Il le reconnaît. C’est aussi l’évolution de la politique agricole qui l’a poussé à se lancer dans cette aventure. Au début des années 1990, le prix du litre de lait, qui a culminé à 1 franc et 7 centimes, chute d’un coup de dix centimes. «J’aurais perdu 1000 francs de revenu par mois», raconte le paysan du plateau de Diesse.

Adieu les vaches, bonjour les bisons, ce bovin idolâtré par les Américains! Car Christian Lecomte veut rester fidèle à sa devise de toujours. «Le paysan est et doit rester un entrepreneur», assène-t-il. Un quart de siècle plus tard, il ne regrette rien: «Je ne me plains pas, je suis un agriculteur heureux.»

«La simplicité et l’efficacité sont la recette de notre succès», explique-t-il. Il faut dire qu’il est probablement le plus médiatisé de tous les paysans de l’Arc jurassien. Voici cinq ans, deux réalisateurs bernois consacrent un long documentaire à quatre agriculteurs qui certes sont restés dans le métier, mais en rompant avec les activités de leurs parents. Plus tard, c’est France 5 qui s’arrête aux Colisses du Bas dans le cadre d’un reportage sur la région touristique des Trois-Lacs. A l’ombre du Chasseral, l’endroit vaut bien une «échappée belle». Et en octobre dernier, c’est définitivement la gloire: TF1 débarque aux Prés-d’Orvin. Une équipe de la production de l’animateur Christophe Dechavanne fait découvrir ce gîte insolite au public français. Le concept de l’émission: les quatre concurrents de l’émission s’évaluent tour à tour.

En vedette sur TF1

Le gîte suisse, probablement choisi en raison des fenêtres publicitaires que TF1 diffuse sur les petits écrans romands, ne finira qu’en deuxième position. Le mobilier de ces cabanes est rustique et leur confort rudimentaire. Il y a là un lit double pour les parents, deux couches superposées pour les enfants et une table avec quelques jeux de société. Pas de télévision ou de jeux vidéo, pas de douche ni de toilette. «Ici, on fait la toilette du chat», sourit Christian Lecomte. Pour se soulager, des toilettes sèches sont à l’extérieur, à une cinquantaine de mètres. Fatal au gîte suisse sur TF1: il y a eu trop de mouches dans les cabanes, ce qui a dérangé certains hôtes!

Au fil des ans, l’ancienne surface d’estivage pour les vaches s’est transformée en un domaine de 80 hectares ouvert toute l’année. Il faut dire que l’endroit est bien situé. En hiver, il est un paradis pour les skieurs de fond, qui y trouvent un réseau de 50 km de pistes, ainsi que pour des randonneurs en raquettes. En été, le chemin des crêtes du Jura, qui va de Dielsdorf (ZH) à Nyon, passe juste à côté.
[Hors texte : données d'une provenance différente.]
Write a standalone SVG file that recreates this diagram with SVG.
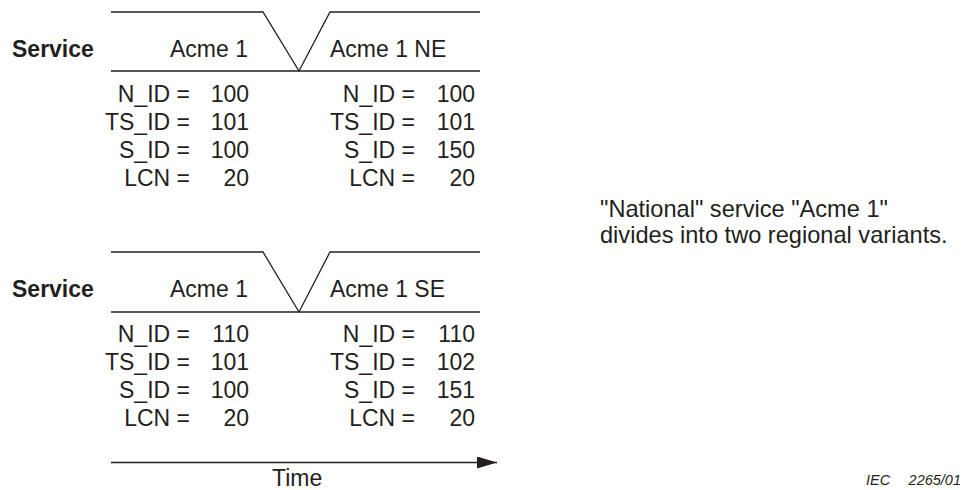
<svg xmlns="http://www.w3.org/2000/svg" width="963" height="490" viewBox="0 0 963 490">
<defs>
<style>
text{font-family:"Liberation Sans",Arial,sans-serif;fill:#231f20;font-size:23px}
.b{font-weight:bold;font-size:23px}
.n{font-size:23.6px}
.r{text-anchor:end}
.i{font-style:italic;font-size:14.5px}
.ln{stroke:#231f20;stroke-width:1.3;fill:none}
</style>
<marker id="ah" viewBox="0 0 20 12" refX="20" refY="6" markerWidth="20" markerHeight="12" markerUnits="userSpaceOnUse" orient="auto">
<path d="M0,0 L20,6 L0,12 Z" fill="#231f20"/>
</marker>
</defs>
<g id="connectors">
<path class="ln" d="M111,12 H263 L299,71 L330,12 H480 M111,71 H480"/>
<path class="ln" d="M111,252 H263 L299,312 L330,252 H480 M111,312 H480"/>
<line class="ln" x1="111" y1="462.5" x2="497" y2="462.5" marker-end="url(#ah)"/>
</g>
<g id="top">
<text class="b" x="12" y="57">Service</text>
<text x="170" y="57">Acme 1</text>
<text x="330" y="57">Acme 1 NE</text>
<text class="r" x="190" y="101.5">N_ID =</text><text class="r" x="249" y="101.5">100</text>
<text class="r" x="190" y="129.5">TS_ID =</text><text class="r" x="249" y="129.5">101</text>
<text class="r" x="190" y="157.5">S_ID =</text><text class="r" x="249" y="157.5">100</text>
<text class="r" x="190" y="185.5">LCN =</text><text class="r" x="249" y="185.5">20</text>
<text class="r" x="415" y="101.5">N_ID =</text><text class="r" x="475" y="101.5">100</text>
<text class="r" x="415" y="129.5">TS_ID =</text><text class="r" x="475" y="129.5">101</text>
<text class="r" x="415" y="157.5">S_ID =</text><text class="r" x="475" y="157.5">150</text>
<text class="r" x="415" y="185.5">LCN =</text><text class="r" x="475" y="185.5">20</text>
</g>
<g id="bottom">
<text class="b" x="12" y="297">Service</text>
<text x="170" y="297">Acme 1</text>
<text x="330" y="297">Acme 1 SE</text>
<text class="r" x="190" y="342">N_ID =</text><text class="r" x="249" y="342">110</text>
<text class="r" x="190" y="370">TS_ID =</text><text class="r" x="249" y="370">101</text>
<text class="r" x="190" y="398">S_ID =</text><text class="r" x="249" y="398">100</text>
<text class="r" x="190" y="426">LCN =</text><text class="r" x="249" y="426">20</text>
<text class="r" x="415" y="342">N_ID =</text><text class="r" x="475" y="342">110</text>
<text class="r" x="415" y="370">TS_ID =</text><text class="r" x="475" y="370">102</text>
<text class="r" x="415" y="398">S_ID =</text><text class="r" x="475" y="398">151</text>
<text class="r" x="415" y="426">LCN =</text><text class="r" x="475" y="426">20</text>
</g>
<g id="time"><text x="272" y="486">Time</text></g>
<g id="note">
<text class="n" x="600" y="217">"National" service "Acme 1"</text>
<text class="n" x="600" y="243">divides into two regional variants.</text>
</g>
<g id="ref"><text class="i" x="866" y="485">IEC</text><text class="i r" x="961" y="485">2265/01</text></g>
</svg>
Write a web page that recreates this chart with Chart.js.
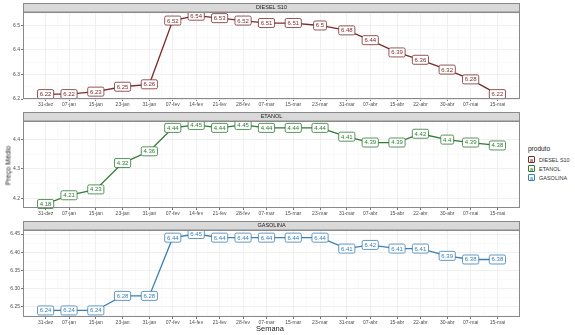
<!DOCTYPE html>
<html><head><meta charset="utf-8">
<script src="https://cdn.jsdelivr.net/npm/chart.js@4"></script>
<style>
html,body{margin:0;padding:0;background:#fff;width:575px;height:335px;overflow:hidden;font-family:"Liberation Sans",Arial,sans-serif;}
.pan{position:absolute;left:0;}
#ytitle{position:absolute;left:-20px;top:162px;width:56px;text-align:center;font-size:7px;color:#222;transform:rotate(-90deg);transform-origin:center center;}
#xtitle{position:absolute;left:240px;top:324px;width:60px;text-align:center;font-size:7.5px;color:#222;}
#legend{position:absolute;left:528px;top:145px;font-size:5.5px;color:#333;}
#legend .t{font-size:6.5px;margin-bottom:3px;color:#222;}
#legend .it{display:flex;align-items:center;height:9px;}
#legend .k{width:7px;height:7px;border:0.8px solid;border-radius:1px;font-size:6px;line-height:6px;text-align:center;margin-right:4px;box-sizing:border-box;background:#fff;}
</style></head>
<body>
<div class="pan" style="top:0"><canvas id="c0" width="525" height="109"></canvas></div>
<div class="pan" style="top:109px"><canvas id="c1" width="525" height="109"></canvas></div>
<div class="pan" style="top:218px"><canvas id="c2" width="525" height="109"></canvas></div>
<div id="ytitle">Preço Médio</div>
<div id="xtitle">Semana</div>
<div id="legend">
 <div class="t">produto</div>
 <div class="it"><div class="k" style="border-color:#7B2B2B;color:#7B2B2B">a</div>DIESEL S10</div>
 <div class="it"><div class="k" style="border-color:#2F7A34;color:#2F7A34">a</div>ETANOL</div>
 <div class="it"><div class="k" style="border-color:#3A7FB5;color:#3A7FB5">a</div>GASOLINA</div>
</div>
<script>
const weekLabels = ['31-dez','07-jan','15-jan','23-jan','31-jan','07-fev','14-fev','21-fev','28-fev','07-mar','15-mar','23-mar','31-mar','07-abr','15-abr','22-abr','30-abr','07-mai','15-mai'];
const weekDates = ['2021-12-31','2022-01-07','2022-01-15','2022-01-23','2022-01-31','2022-02-07','2022-02-14','2022-02-21','2022-02-28','2022-03-07','2022-03-15','2022-03-23','2022-03-31','2022-04-07','2022-04-15','2022-04-22','2022-04-30','2022-05-07','2022-05-15'];
const products = ['DIESEL S10','ETANOL','GASOLINA'];
const diesel = [6.22,6.22,6.23,6.25,6.26,6.52,6.54,6.53,6.52,6.51,6.51,6.5,6.48,6.44,6.39,6.36,6.32,6.28,6.22];
const etanol = [4.18,4.21,4.23,4.32,4.36,4.44,4.45,4.44,4.45,4.44,4.44,4.44,4.41,4.39,4.39,4.42,4.4,4.39,4.38];
const gasolina = [6.24,6.24,6.24,6.28,6.28,6.44,6.45,6.44,6.44,6.44,6.44,6.44,6.41,6.42,6.41,6.41,6.39,6.38,6.38];
const dieselTicks = [6.2,6.3,6.4,6.5];
const etanolTicks = [4.2,4.3,4.4];
const gasolinaTicks = [6.25,6.30,6.35,6.40,6.45];

const colors = ['#7B2B2B','#2F7A34','#3A7FB5'];
const day0 = Date.parse(weekDates[0]);
const xDays = weekDates.map(d => Math.round((Date.parse(d)-day0)/86400000));
const xSpan = xDays[xDays.length-1]-xDays[0];
const xMin = xDays[0]-0.05*xSpan, xMax = xDays[xDays.length-1]+0.05*xSpan;

const panels = [
 {name:products[0], vals:diesel, ticks:dieselTicks, min:6.2, max:6.555, dec:1},
 {name:products[1], vals:etanol, ticks:etanolTicks, min:4.1665, max:4.4635, dec:1},
 {name:products[2], vals:gasolina, ticks:gasolinaTicks, min:6.222, max:6.461, dec:2},
];

const FONT = '"Liberation Sans", Arial, sans-serif';

function withMinors(major){
  const out=[];
  for(let i=0;i<major.length;i++){
    out.push({value:major[i],major:true});
    if(i<major.length-1) out.push({value:(major[i]+major[i+1])/2,major:false});
  }
  return out;
}

const stripPlugin = {
  id:'strip',
  beforeDraw(chart){
    const {ctx, chartArea:a} = chart;
    ctx.save();
    ctx.fillStyle='#fff';
    ctx.fillRect(a.left,a.top,a.right-a.left,a.bottom-a.top);
    ctx.restore();
  },
  afterDraw(chart, args, opts){
    const {ctx, chartArea:a} = chart;
    ctx.save();
    // panel border
    ctx.strokeStyle='#8a8a8a'; ctx.lineWidth=1;
    ctx.strokeRect(a.left+0.5,a.top+0.5,a.right-a.left-1,a.bottom-a.top-1);
    // strip
    ctx.fillStyle='#D9D9D9';
    ctx.fillRect(a.left,a.top-9,a.right-a.left,9);
    ctx.strokeRect(a.left+0.5,a.top-8.5,a.right-a.left-1,8.5);
    ctx.fillStyle='#1a1a1a';
    ctx.font='5.5px '+FONT;
    ctx.textAlign='center'; ctx.textBaseline='middle';
    ctx.fillText(opts.title,(a.left+a.right)/2,a.top-4.3);
    ctx.restore();
  }
};

const labelPlugin = {
  id:'boxlabels',
  afterDatasetsDraw(chart, args, opts){
    const ctx=chart.ctx;
    const meta=chart.getDatasetMeta(0);
    const ds=chart.data.datasets[0];
    ctx.save();
    ctx.font='6px '+FONT;
    ctx.textAlign='center'; ctx.textBaseline='middle';
    meta.data.forEach((pt,i)=>{
      const v=ds.data[i].y;
      const txt=String(+v.toFixed(2));
      const w=ctx.measureText(txt).width+4.5, h=9;
      const x=pt.x-w/2, y=pt.y-h/2, r=1.5;
      ctx.beginPath();
      ctx.moveTo(x+r,y); ctx.lineTo(x+w-r,y); ctx.quadraticCurveTo(x+w,y,x+w,y+r);
      ctx.lineTo(x+w,y+h-r); ctx.quadraticCurveTo(x+w,y+h,x+w-r,y+h);
      ctx.lineTo(x+r,y+h); ctx.quadraticCurveTo(x,y+h,x,y+h-r);
      ctx.lineTo(x,y+r); ctx.quadraticCurveTo(x,y,x+r,y); ctx.closePath();
      ctx.fillStyle='#fff'; ctx.fill();
      ctx.strokeStyle=opts.color; ctx.lineWidth=0.8; ctx.stroke();
      ctx.fillStyle=opts.color;
      ctx.fillText(txt,pt.x,pt.y+0.3);
    });
    ctx.restore();
  }
};

panels.forEach((p,idx)=>{
  const data = p.vals.map((v,i)=>({x:xDays[i], y:v}));
  const xt = withMinors(xDays);
  const yTicksAll = withMinors(p.ticks);
  // add minor below first / above last if in range
  const step = p.ticks[1]-p.ticks[0];
  if(p.ticks[0]-step/2 >= p.min) yTicksAll.unshift({value:p.ticks[0]-step/2,major:false});
  if(p.ticks[p.ticks.length-1]+step/2 <= p.max) yTicksAll.push({value:p.ticks[p.ticks.length-1]+step/2,major:false});
  new Chart(document.getElementById('c'+idx),{
    type:'line',
    data:{datasets:[{data, borderColor:colors[idx], borderWidth:1.3, pointRadius:0, tension:0, fill:false}]},
    plugins:[stripPlugin,labelPlugin],
    options:{
      responsive:false, animation:false,
      layout:{padding:{top:12,right:5,left:0,bottom:0}},
      plugins:{legend:{display:false}, tooltip:{enabled:false},
        strip:{title:p.name}, boxlabels:{color:colors[idx]}},
      scales:{
        x:{type:'linear', min:xMin, max:xMax,
          afterBuildTicks(s){ s.ticks = xt.map(t=>({value:t.value, major:t.major})); },
          afterFit(s){ s.height=10; },
          border:{display:false},
          grid:{color:c=>c.tick&&c.tick.major?'#EBEBEB':'#F5F5F5', lineWidth:c=>c.tick&&c.tick.major?0.8:0.5,
                tickColor:c=>c.tick&&c.tick.major?'#555':'rgba(0,0,0,0)', tickLength:2, drawTicks:true},
          ticks:{autoSkip:false, maxRotation:0, padding:1, color:'#4D4D4D', font:{size:5, family:FONT},
            callback:(v,i,ticks)=>{ const k=xDays.indexOf(v); return k>=0?weekLabels[k]:''; }}
        },
        y:{min:p.min, max:p.max,
          afterBuildTicks(s){ s.ticks = yTicksAll.map(t=>({value:t.value, major:t.major})); },
          afterFit(s){ s.width=23; },
          border:{display:false},
          grid:{color:c=>c.tick&&c.tick.major?'#EBEBEB':'#F5F5F5', lineWidth:c=>c.tick&&c.tick.major?0.8:0.5,
                tickColor:c=>c.tick&&c.tick.major?'#555':'rgba(0,0,0,0)', tickLength:2},
          ticks:{autoSkip:false, padding:1, color:'#4D4D4D', font:{size:5, family:FONT},
            callback:(v)=>{ const k=p.ticks.findIndex(t=>Math.abs(t-v)<1e-9); return k>=0?p.ticks[k].toFixed(p.dec):''; }}
        }
      }
    }
  });
});
</script>
</body></html>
A la mi-juin, Christian Lecomte fête la Saint-Bison. Dans une ambiance de musique country d’artistes romands comme Paul Mac Bonvin ou Christophe Meyer, plusieurs centaines de personnes viennent manger les produits de la région, à commencer bien sûr par la saucisse, l’entrecôte ou le filet de bison. Une viande savoureuse et tendre. Mais à partir de la fin du printemps, elle ne vient plus des Prés-d’Orvin. Elle est importée du Canada ou des Etats-Unis, ce que Christian Lecomte ne cache pas aux clients.

Le retour à la nature

Il a eu raison d’innover. Son exploitation, qui tourne grâce à quatre personnes salariées, réalise un chiffre d’affaires d’environ 250 000 francs par an, paiements directs compris. Elle enregistre entre 2000 et 3000 nuitées par an. Même si l’agriculteur est très médiatisé, la meilleure publicité est celle qui se fait de bouche à oreille. Si un jour des employés de Google ont fait leur sortie de boîte au Bison Ranch, c’est parce que la femme d’un des directeurs, une enseignante, y avait emmené auparavant sa classe en course d’école.
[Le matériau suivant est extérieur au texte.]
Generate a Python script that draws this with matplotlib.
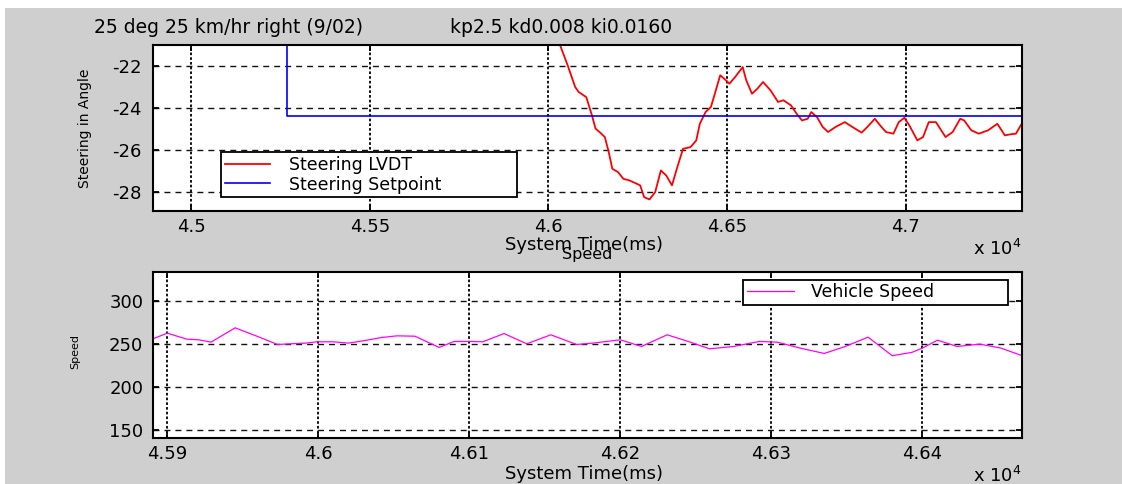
import matplotlib
matplotlib.use("Agg")
import matplotlib.pyplot as plt
from matplotlib.patches import Rectangle
from matplotlib.ticker import FixedLocator, FuncFormatter

# ---- data -------------------------------------------------------------
title_left = "25 deg 25 km/hr right (9/02)"
title_right = "kp2.5 kd0.008 ki0.0160"

# steering LVDT trace (system time in ms, steering angle in deg)
lvdt_time = [46020, 46033, 46054, 46075, 46085, 46106, 46122, 46132, 46143, 46158,
             46169, 46179, 46195, 46210, 46226, 46247, 46257, 46268, 46283, 46299,
             46315, 46330, 46346, 46361, 46377, 46398, 46414, 46424, 46440, 46455,
             46466, 46481, 46492, 46507, 46523, 46544, 46554, 46570, 46585, 46601,
             46622, 46643, 46658, 46679, 46695, 46710, 46726, 46736, 46752, 46768,
             46783, 46804, 46830, 46851, 46877, 46893, 46914, 46929, 46945, 46966,
             46981, 46997, 47013, 47033, 47049, 47065, 47085, 47112, 47132, 47153,
             47164, 47184, 47205, 47231, 47257, 47278, 47294, 47309, 47325]
lvdt_deg = [-20.5, -21.02, -21.97, -23.00, -23.24, -23.48, -24.35, -24.98, -25.14, -25.38,
            -26.10, -26.89, -27.05, -27.37, -27.44, -27.60, -27.68, -28.24, -28.35, -28.00,
            -26.97, -27.21, -27.68, -26.81, -25.94, -25.86, -25.54, -24.75, -24.19, -23.95,
            -23.32, -22.44, -22.60, -22.84, -22.52, -22.05, -22.68, -23.32, -23.08, -22.76,
            -23.16, -23.71, -23.63, -23.87, -24.27, -24.59, -24.51, -24.19, -24.43, -24.90,
            -25.14, -24.90, -24.67, -24.90, -25.17, -24.90, -24.51, -24.83, -25.14, -25.22,
            -24.67, -24.46, -24.90, -25.54, -25.38, -24.67, -24.67, -25.38, -25.14, -24.51,
            -24.59, -25.06, -25.22, -25.06, -24.75, -25.30, -25.25, -25.22, -24.75]

# steering setpoint (step command)
setpoint_time = [45268, 45268, 47330]
setpoint_deg = [-20.0, -24.4, -24.4]

# vehicle speed
speed_time = [45890, 45900, 45913, 45921, 45929, 45945, 45961, 45973, 45982, 45992,
              45999, 46010, 46020, 46030, 46042, 46052, 46064, 46080, 46090, 46101,
              46109, 46123, 46138, 46154, 46171, 46182, 46191, 46200, 46214, 46231,
              46245, 46259, 46275, 46292, 46304, 46319, 46335, 46349, 46364, 46380,
              46393, 46400, 46410, 46423, 46438, 46452, 46466]
speed_val = [255.4, 262.3, 255.4, 254.6, 251.9, 268.5, 257.7, 249.2, 250.0, 250.8,
             252.3, 252.3, 250.8, 253.5, 257.3, 259.2, 258.8, 245.8, 252.7, 252.7,
             252.3, 261.9, 250.0, 260.4, 249.2, 250.8, 252.7, 254.6, 246.9, 260.4,
             252.7, 244.2, 246.9, 252.7, 251.9, 245.0, 238.8, 246.9, 257.7, 236.2,
             240.0, 245.0, 254.2, 246.9, 249.6, 245.0, 236.2]

steer_xticks = [45000, 45500, 46000, 46500, 47000]
steer_yticks = [-28, -26, -24, -22]
speed_xticks = [45900, 46000, 46100, 46200, 46300, 46400]
speed_yticks = [150, 200, 250, 300]

# ---- styling ----------------------------------------------------------
plt.rcParams["font.family"] = ["DejaVu Sans"]
plt.rcParams["axes.unicode_minus"] = False
plt.rcParams["lines.scale_dashes"] = False

W, H = 1122, 484
DPI = 100
fig = plt.figure(figsize=(W / DPI, H / DPI), dpi=DPI, facecolor="white")


def fx(px):
    return px / W


def fy(py):
    return 1 - py / H


# grey window background
fig.patches.append(Rectangle((fx(5), 0), 1, fy(8), transform=fig.transFigure,
                             facecolor="#cfcfcf", edgecolor="none", zorder=-10))

TICK_FS = 13


def style_axes(ax, xpad, ypad):
    ax.set_facecolor("white")
    for sp in ax.spines.values():
        sp.set_linewidth(1.5)
        sp.set_color("black")
    ax.tick_params(direction="in", top=True, right=True, length=4.5, width=1.3,
                   labelsize=TICK_FS, colors="black")
    ax.tick_params(axis="x", pad=xpad)
    ax.tick_params(axis="y", pad=ypad)
    ax.xaxis.grid(True, color="#111111", linewidth=1.4, linestyle=(0, (1.9, 1.5)))
    ax.yaxis.grid(True, color="#111111", linewidth=1.0, linestyle=(0, (4.3, 3.6)))
    ax.set_axisbelow(True)
    ax.xaxis.set_major_formatter(FuncFormatter(lambda v, p: f"{v / 1e4:g}"))


# ---- steering panel ---------------------------------------------------
ax1 = fig.add_axes([fx(153), fy(211), fx(1022) - fx(153), fy(45) - fy(211)])
ax1.plot(lvdt_time, lvdt_deg, color="#ff0000", linewidth=1.3, label="Steering LVDT")
ax1.plot(setpoint_time, setpoint_deg, color="#0000ff", linewidth=1.2,
         label="Steering Setpoint")
ax1.set_xlim(44893, 47326)
ax1.set_ylim(-28.9, -21.0)
ax1.xaxis.set_major_locator(FixedLocator(steer_xticks))
ax1.yaxis.set_major_locator(FixedLocator(steer_yticks))
style_axes(ax1, xpad=5, ypad=8)
ax1.set_xlabel("System Time(ms)", fontsize=13, va="top")
ax1.xaxis.set_label_coords(0.496, -0.150)
ax1.set_ylabel("Steering in Angle", fontsize=10)
ax1.yaxis.set_label_coords(-0.070, 0.5)
leg1 = ax1.legend(loc="upper left", bbox_to_anchor=(0.0783, 0.1024, 0.3406, 0.2530),
                  mode="expand", fontsize=12.5, labelspacing=0.1, borderpad=0.22,
                  handlelength=2.6, handletextpad=1.1, fancybox=False,
                  framealpha=1, edgecolor="black", borderaxespad=0)
leg1.get_frame().set_linewidth(1.3)

# ---- speed panel ------------------------------------------------------
ax2 = fig.add_axes([fx(153), fy(438.3), fx(1021.5) - fx(153), fy(272.3) - fy(438.3)])
ax2.plot(speed_time, speed_val, color="#ff00ff", linewidth=0.9, label="Vehicle Speed")
ax2.set_xlim(45890.6, 46465.6)
ax2.set_ylim(140.4, 332.9)
ax2.xaxis.set_major_locator(FixedLocator(speed_xticks))
ax2.yaxis.set_major_locator(FixedLocator(speed_yticks))
style_axes(ax2, xpad=5, ypad=7)
ax2.set_title("Speed", fontsize=11.5, pad=9.4)
ax2.set_xlabel("System Time(ms)", fontsize=13, va="top")
ax2.xaxis.set_label_coords(0.496, -0.161)
ax2.set_ylabel("Speed", fontsize=8)
ax2.yaxis.set_label_coords(-0.0836, 0.52)
leg2 = ax2.legend(loc="upper left", bbox_to_anchor=(0.6798, 0.8133, 0.3051, 0.1404),
                  mode="expand", fontsize=12.5, borderpad=0.2,
                  handlelength=2.7, handletextpad=1.0, fancybox=False,
                  framealpha=1, edgecolor="black", borderaxespad=0)
leg2.get_frame().set_linewidth(1.3)

# ---- figure texts -----------------------------------------------------
fig.text(fx(94), fy(32.7), title_left, fontsize=13.5, va="baseline", ha="left")
fig.text(fx(450), fy(32.7), title_right, fontsize=13.5, va="baseline", ha="left")
fig.text(fx(1022), fy(239), r"x 10$^{4}$", fontsize=13, va="top", ha="right")
fig.text(fx(1022), fy(466), r"x 10$^{4}$", fontsize=13, va="top", ha="right")

fig.savefig("out.png", dpi=DPI, facecolor=fig.get_facecolor())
Depuis toujours, le Bison Ranch a tablé sur le retour à la nature et sur les produits locaux. Son succès n’a donc rien d’étonnant. «Son offre est très tendance, en totale adéquation avec ce que recherchent les gens aujourd’hui», note Guillaume Davot, le directeur de Jura bernois Tourisme. Cela dit, Christian Lecomte a beau affectionner les grands espaces des plaines américaines et s’être rendu plusieurs fois aux Etats-Unis, il ne quitterait pas ses racines du plateau de Diesse. «Les pierres sont dures partout.»